Mientras el chico probaba la resistencia de la cerradura y de los aros, Roosevelt se frotaba las manos con un azoramiento impropio de él.

—Si no te importa enseñármela —dijo por fin—, me encantaría ver esa sede central tuya. El señor Tudd murió por salvaguardar sus secretos, así que te doy mi palabra de que, pese a mi posición, yo también los protegeré.

—¿Ya no está usted… enfadado? Como dijo lo de la vigilancia parapolicial…

—¿Enfadado? Lo que siento es rabia, rabia de que la corrupción de esta ciudad sea tan grande que hiciera pensar a Allan Pinkerton en la necesidad de un cuerpo secreto. No obstante, llevaba razón. Mi labor está lejos de haber acabado, y siento lástima por Tudd, aunque no sé cómo hubiera podido evitar lo que le pasó. Ojalá hubiera confiado en mí. Yo habría aceptado su ayuda, pero aún puedo hacerlo. Quizá con el tiempo, tú mismo podrás revivir la agencia.

—¿Yo?

—Por supuesto. Me he propuesto hacer de la policía una fuerza más organizada, como el ejército. Cuando contratemos personal, buscaremos hombres resueltos, sensatos, independientes, que sientan respeto por sí mismos y deseos de mejorar. Tú tienes todo eso y más, porque eres brillante y posees una honradez a prueba de bomba. ¿Quién mejor que tú?

Parecía un sueño. Al final, los planes de Hawking iban a hacerse realidad.

A la mañana siguiente le quitaron el vendaje y, como ya no sentía ningún dolor, el médico le dijo que podría irse a las veinticuatro horas. Se encontraba tan bien que antes de que Delia se marchara de su visita vespertina, la abrazó con fuerza hasta que a ella le dio risa y lo apartó.

—¡Que me ahogas! —protestó con las mejillas encendidas y, avergonzada de sus propios sentimientos, corrió hacia la puerta—. Mañana vendré con Finn. Nos va a llevar a un restorán finolis, cortesía de los Echols. ¡A lo mejor es Delmonico’s!

—Pero antes tenemos que ir a Blackwell —dijo Carver.

—Sí, claro.

La sensación del cuerpo de Delia contra el suyo permaneció en su memoria hasta mucho después de cerrarse la puerta.

No había ni rastro del Destripador. Quizá fuese cierto que se había arrastrado hasta algún rincón para morir; quizá por fin la pesadilla se había terminado…

Al anochecer, Carver se acomodó para mirar el manuscrito de Roosevelt.
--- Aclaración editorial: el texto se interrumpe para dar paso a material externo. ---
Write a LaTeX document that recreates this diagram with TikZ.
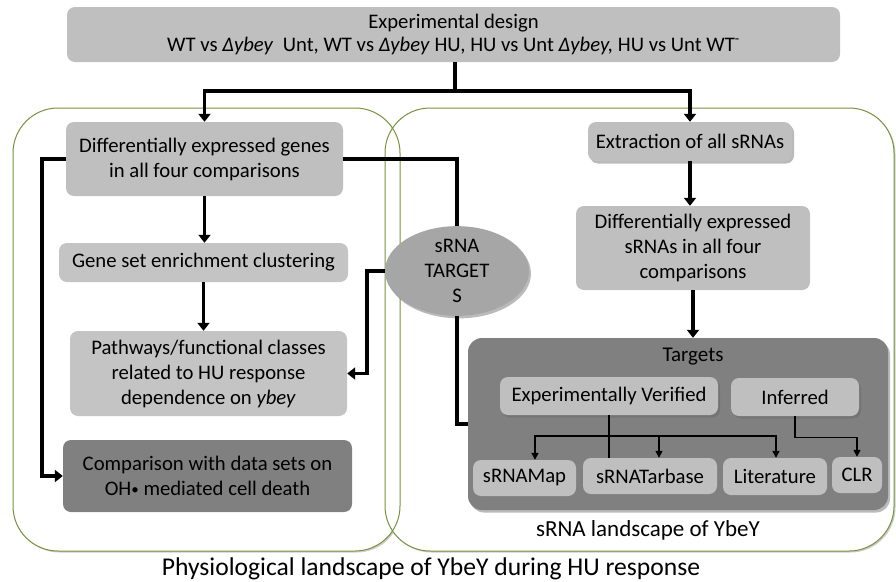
\documentclass[tikz,border=0pt]{standalone}
\usepackage{fontspec}
\setmainfont{Carlito}
\usetikzlibrary{arrows.meta,shadows,calc,shapes.geometric}
\definecolor{boxgray}{HTML}{BFBFBF}
\definecolor{boxlight}{HTML}{C4C4C4}
\definecolor{boxdark}{HTML}{808080}
\definecolor{ellgray}{HTML}{A6A6A6}
\definecolor{olive}{HTML}{77933C}
\tikzset{
  bx/.style={rectangle, rounded corners=8pt, fill=boxgray, draw=none, align=center,
    inner sep=0pt, font=\fontsize{20.7}{25}\selectfont, text=black},
  shd/.style={drop shadow={shadow xshift=2pt, shadow yshift=-2.5pt, opacity=0.45, fill=black!60}},
  frame/.style={draw=olive, line width=1pt, rounded corners=45pt},
  thk/.style={line width=3.4pt, -{Triangle[width=12pt,length=8pt]}},
  thkn/.style={line width=3.4pt},
  thn/.style={line width=1.4pt, -{Triangle[width=7pt,length=7pt]}},
  thnn/.style={line width=1.4pt},
  cap/.style={font=\fontsize{#1}{#1}\selectfont, inner sep=0pt}
}
\begin{document}
\begin{tikzpicture}[x=1pt,y=-1pt]
\useasboundingbox (0,0) rectangle (896,581);
\fill[white] (0,0) rectangle (896,581);
% frames: faint shadow, then outlines
\fill[black!20, rounded corners=45pt] (14.5,109.5) rectangle (401.5,552.5);
\fill[black!20, rounded corners=45pt] (386.5,109.5) rectangle (895.5,552.5);
\fill[white, rounded corners=45pt] (13,108) rectangle (400,551);
\fill[white, rounded corners=45pt] (385,108) rectangle (894,551);
\draw[frame] (13,108) rectangle (400,551);
\draw[frame] (385,108) rectangle (894,551);

% top
\node[bx, minimum width=773pt, minimum height=55pt, font=\fontsize{20.7}{23}\selectfont] (top) at (453.5,34.5)
  {Experimental design\\WT vs \textit{Δybey}\ \ Unt, WT vs \textit{Δybey} HU, HU vs Unt \textit{Δybey,} HU vs Unt WT\textsuperscript{-}};

% left column
\node[bx, minimum width=277pt, minimum height=74pt] (deg) at (204.5,159) {Differentially expressed genes\\in all four comparisons};
\node[bx, fill=boxlight, minimum width=289pt, minimum height=39pt] (gse) at (203.5,262.5) {Gene set enrichment clustering};
\node[bx, fill=boxlight, minimum width=277pt, minimum height=85pt] (path) at (208.5,373.5) {Pathways/functional classes\\related to HU response\\dependence on \textit{ybey}};
\node[bx, fill=boxdark, minimum width=289pt, minimum height=72pt] (comp) at (207.5,476) {Comparison with data sets on\\OH{\fontsize{15}{15}\selectfont\raisebox{1.5pt}{•}} mediated cell death};

% ellipse
\node[ellipse, shd, fill=ellgray, minimum width=144pt, minimum height=82pt, inner sep=0pt, align=center,
  font=\fontsize{20.7}{25}\selectfont] (ell) at (457,271) {sRNA\\TARGET\\S};

% right column
\node[bx, shd, minimum width=204pt, minimum height=39pt] (ext) at (690,141.5) {Extraction of all sRNAs};
\node[bx, minimum width=234pt, minimum height=84pt] (desr) at (693,248) {Differentially expressed\\sRNAs in all four\\comparisons};
\node[bx, shd, fill=boxdark, rounded corners=14pt, minimum width=420pt, minimum height=172pt] (targ) at (678,424) {};
\node[cap=21, anchor=center] (tlab) at (693,357) {Targets};
\node[bx, shd, minimum width=218pt, minimum height=38pt] (ev) at (609,396) {Experimentally Verified};
\node[bx, shd, minimum width=128pt, minimum height=38pt] (inf) at (795,397) {Inferred};
\node[bx, minimum width=103pt, minimum height=36pt] (map) at (524.5,478) {sRNAMap};
\node[bx, minimum width=134pt, minimum height=36pt] (tar) at (650,476) {sRNATarbase};
\node[bx, minimum width=104pt, minimum height=37pt] (lit) at (775,476.5) {Literature};
\node[bx, minimum width=50pt, minimum height=36pt] (clr) at (857,475) {CLR};

% captions
\node[cap=23] (c1) at (648,530) {sRNA landscape of YbeY};
\node[cap=25.6] (c2) at (431,569) {Physiological landscape of YbeY during HU response};

% connectors
\coordinate (j) at (455,91);
\draw[thkn] (top.south -| j) -- (j);
\draw[thk] (j) -| (deg.north);
\draw[thk] (j) -| (ext.north);
\draw[thk] (deg.south) -- (deg.south |- gse.north);
\draw[thk] (gse.south) -- (gse.south |- path.north);
\draw[thk] (deg.west) -- ++(-24,0) |- (comp.west);
\draw[thkn] (deg.east) -| (ell.north);
\draw[thk] (ell.west) -- ++(-18,0) |- (path.east);
\draw[thkn] (ell.south) |- (targ.west);
\draw[thk] (ext.south) -- (ext.south |- desr.north);
\draw[thk] (desr.south) -- (desr.south |- targ.north);

\coordinate (h) at (609,436);
\draw[thnn] (ev.south) -- (ev.south |- tar.north);
\draw[thn] (h) -| (map.north -| 535,0);
\draw[thn] (h) -| (tar.north -| 659,0);
\draw[thn] (h) -| (lit.north -| 776,0);
\draw[thn] (inf.south) -- ++(0,21) -| (clr.north);
\end{tikzpicture}
\end{document}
Estaba tan recuperado que pudo leer durante horas antes de apagar la luz y caer en un sueño tranquilo y reparador.

No tenía forma de saber cuánto llevaba dormido cuando un ruidito de la puerta lo espabiló. Se volvió de lado y vio una silueta oscura junto al umbral. Era una forma conocida, encorvada, que se tambaleaba un poco al apoyarse en el bastón.

—¿Qué te parecen mis clases, chico? —preguntó Albert Hawking.